Image source: International Airlines Group
International Consolidated Airlines Group’s (LSE:IAG) stock has doubled in value over the past six months. And boy, does that kind of move for IAG shares make me happy.
It’s been my number-one pick in the sector for some time and I’m delighted to see the stock outperform the market. So £5,000 invested in IAG six months ago would now be worth a little over £10,000.
What’s behind the rise?
The IAG share price has surged 100.7% over six months due to a combination of strong operational performance and strategic decisions. Management’s focus on transatlantic routes is part of the reasons the company has yielded record profits, capitalising on rebounding global travel demand.
IAG’s success in repaying debts, reinstating dividends, and announcing a €350m shareholder buyback programme has also demonstrated financial stability — which was questioned during the pandemic — and boosted investor confidence.
Moreover, the FTSE 100 stock was significantly undervalued, trading at just 4 times forward earnings. That made it very cheap compared with the likes of Ryanair, which was around 13 times. In short, improving sentiment, with investors buoyed by strong results and forecasts, has allowed IAG to start making up this valuation gap.
Still room for growth
Analysts still see room for growth in the IAG share price. The stock’s currently trading with a 10% discount to the average share price target, but the consensus target’s risen continually with the share price. That’s a good sign that analysts believe the company’s fortunes will continue to improve.

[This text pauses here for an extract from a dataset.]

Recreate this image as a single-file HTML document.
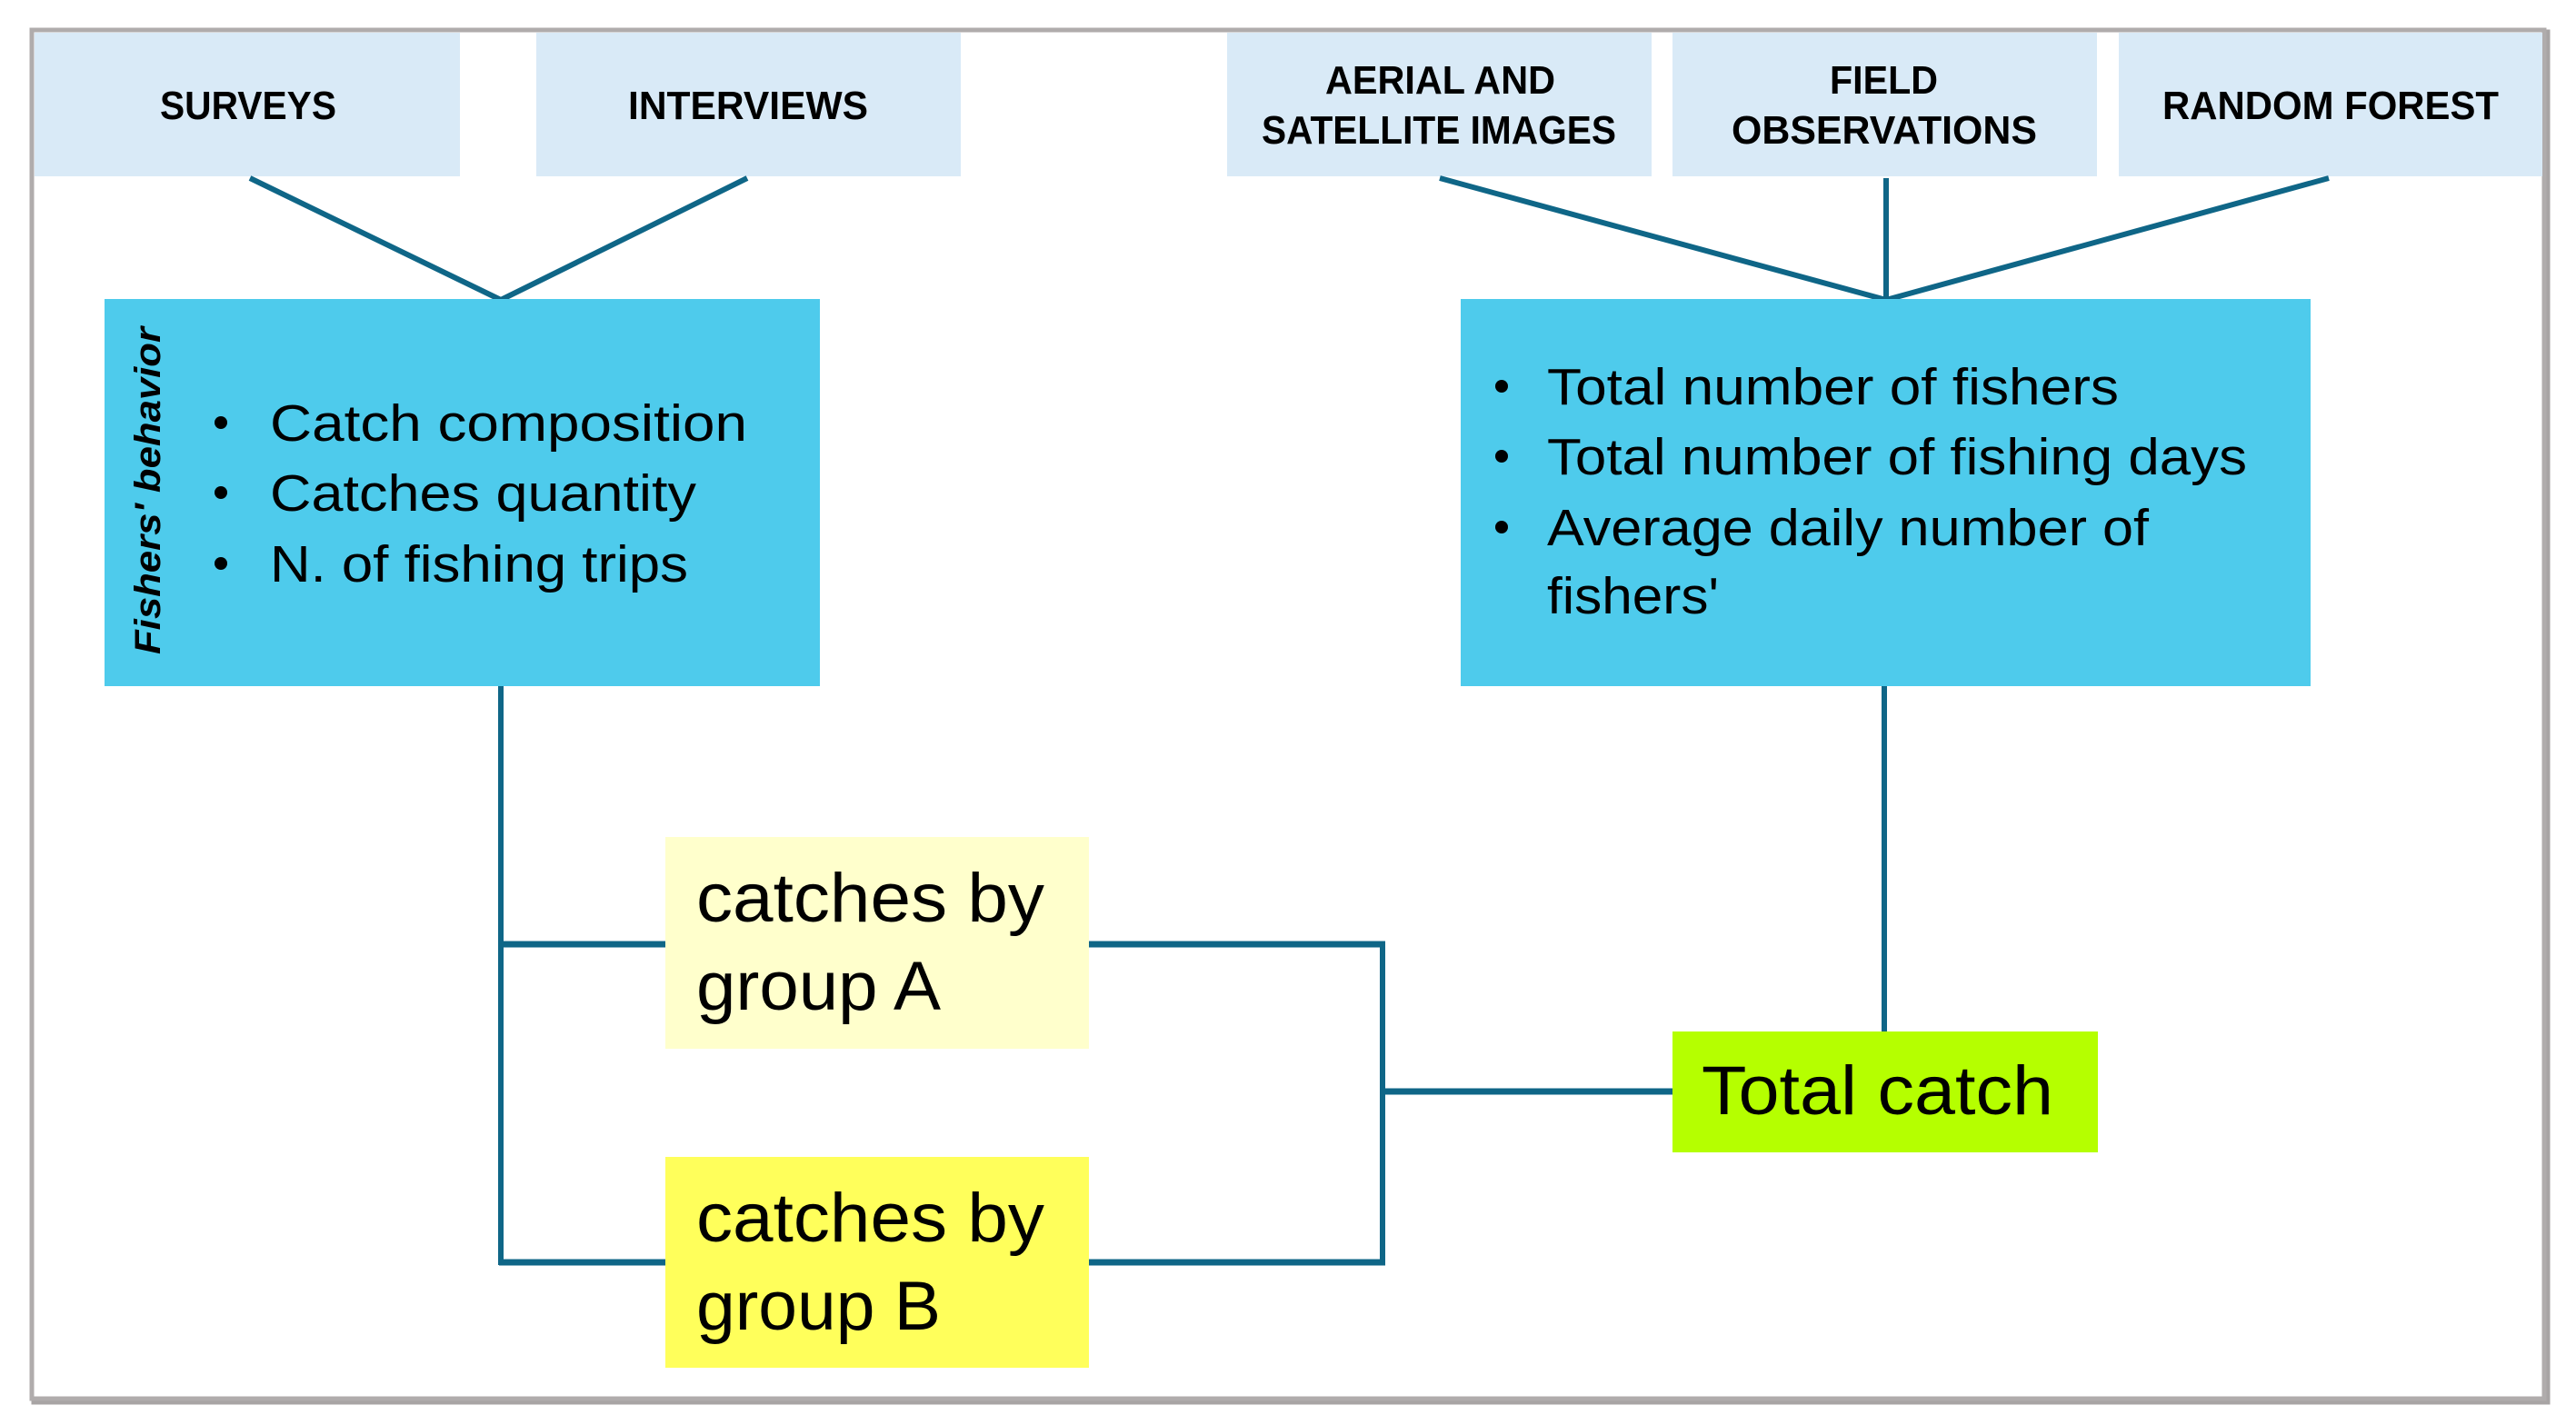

In fact, there are currently nine Buy ratings, four Outperform, and four Hold ratings. And this reflects a very positive outlook from the analyst community. This is reinforced by many institutions, including JP Morgan, suggesting IAG was indeed the best pick in the sector.
What’s more, and it’s something I believe is often overlooked, IAG offers a fairly unique degree of diversification, thanks to its business model. The British Airways, Aer Lingus, and Iberia operator has a variety of class offerings, catering to leisure and business travel as well as long- and short-haul. This means it’s hedged, to some degree, against falling demand in one of its categories.
Staying diversified
While I’m still bullish on IAG, noting among other things that the stock remains down 23% over five years despite earnings broadly recovering, airlines can be a tricky market segment. For one, it’s typically quite cyclical with historical data suggesting demand suffers during periods of economic decline. Moreover, we’ve also seen that disease outbreaks, be they epidemics or pandemics, can place airlines in existential crises. A slower UK economy, combined with additional National Insurance contributions, may also hurt earnings.

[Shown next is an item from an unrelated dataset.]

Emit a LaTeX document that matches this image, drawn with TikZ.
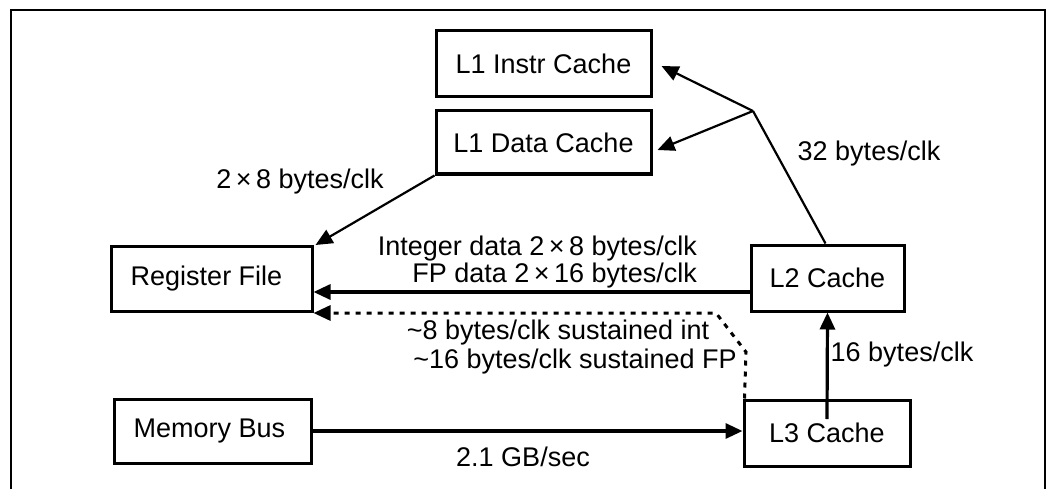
\documentclass[tikz,border=0pt]{standalone}
\usepackage{fontspec}
\setmainfont{Liberation Sans}
\usetikzlibrary{arrows.meta,calc}
\begin{document}
\begin{tikzpicture}[x=1pt,y=-1pt,
  font=\fontsize{27}{31}\selectfont,
  box/.style={draw,line width=3pt,inner sep=0pt},
  lbl/.style={inner sep=0pt},
  tip/.style={-{Triangle[length=17pt,width=15pt]}},
  thinline/.style={line width=2.2pt},
  thickline/.style={line width=3.2pt},
  dotline/.style={line width=3pt,dash pattern=on 5pt off 6pt}]
\useasboundingbox (0,0) rectangle (1056,489);
% frame
\draw[line width=2pt] (11,489) -- (11,10) -- (1045,10) -- (1045,489);
% boxes
\node[box,minimum width=215pt,minimum height=66pt] (l1i) at (543.5,64) {L1 Instr Cache};
\node[box,minimum width=215pt,minimum height=63pt] (l1d) at (543.5,142.5) {L1 Data Cache};
\node[box,minimum width=201pt,minimum height=65pt] (reg) at (211.5,279) {\hspace*{-10pt}Register File};
\node[box,minimum width=153pt,minimum height=66pt] (l2) at (827.5,278) {L2 Cache};
\node[box,minimum width=197pt,minimum height=64pt] (mem) at (212.5,431) {\hspace*{-6pt}Memory Bus};
\node[box,minimum width=166pt,minimum height=66pt] (l3) at (827,433) {L3 Cache};
% coordinates
\coordinate (br) at (753,111);
\coordinate (l1itip) at ($(l1i.east)+(9,2)$);
\coordinate (l1dtip) at ($(l1d.east)+(5,7.5)$);
\coordinate (l2left) at ($(l2.west)+(0,14)$);
\coordinate (dotA) at ($(l3.north west)+(2,0)$);
\coordinate (dotB) at (746,352);
\coordinate (dotC) at (716,313);
\coordinate (l3in) at ($(l3.center)+(0,-14)$);
% connectors
\draw[thinline] ([xshift=-2pt]l2.north) -- (br);
\draw[thinline,tip] (br) -- (l1itip);
\draw[thinline,tip] (br) -- (l1dtip);
\draw[thinline,tip] (l1d.south west) -- ($(reg.north east)+(2,0)$);
\draw[thickline,tip] (l2left) -- (reg.east |- l2left);
\draw[dotline,tip] (dotA) -- (dotB) -- (dotC) -- (reg.east |- dotC);
\draw[thickline,tip] (l3in) -- (l2.south);
\draw[thickline,tip] (mem.east) -- (mem.east -| l3.west);
% labels
\node[lbl] (t1) at (300,182) {2\,×\,8 bytes/clk};
\node[lbl] (t2) at (869,154) {32 bytes/clk};
\node[lbl,anchor=east] (t3) at (697,249) {Integer data 2\,×\,8 bytes/clk};
\node[lbl,anchor=east] (t4) at (697,276) {FP data 2\,×\,16 bytes/clk};
\node[lbl] (t5) at (558,333) {\textasciitilde 8 bytes/clk sustained int};
\node[lbl] (t6) at (575,362) {\textasciitilde 16 bytes/clk sustained FP};
\node[lbl] (t7) at (902,355) {16 bytes/clk};
\node[lbl] (t8) at (523,457) {2.1 GB/sec};
\end{tikzpicture}
\end{document}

With this in mind, investors should try to remain diversified even if one stock looks like a clear multibagger. Over-concentration in a single asset can amplify risk, particularly in the face of market volatility or unforeseen company-specific challenges.
As such, with my IAG stock up close to 150%, I‘ve been thinking hard about buying more. But concentration risk within my own portfolio may prevent me from doing so.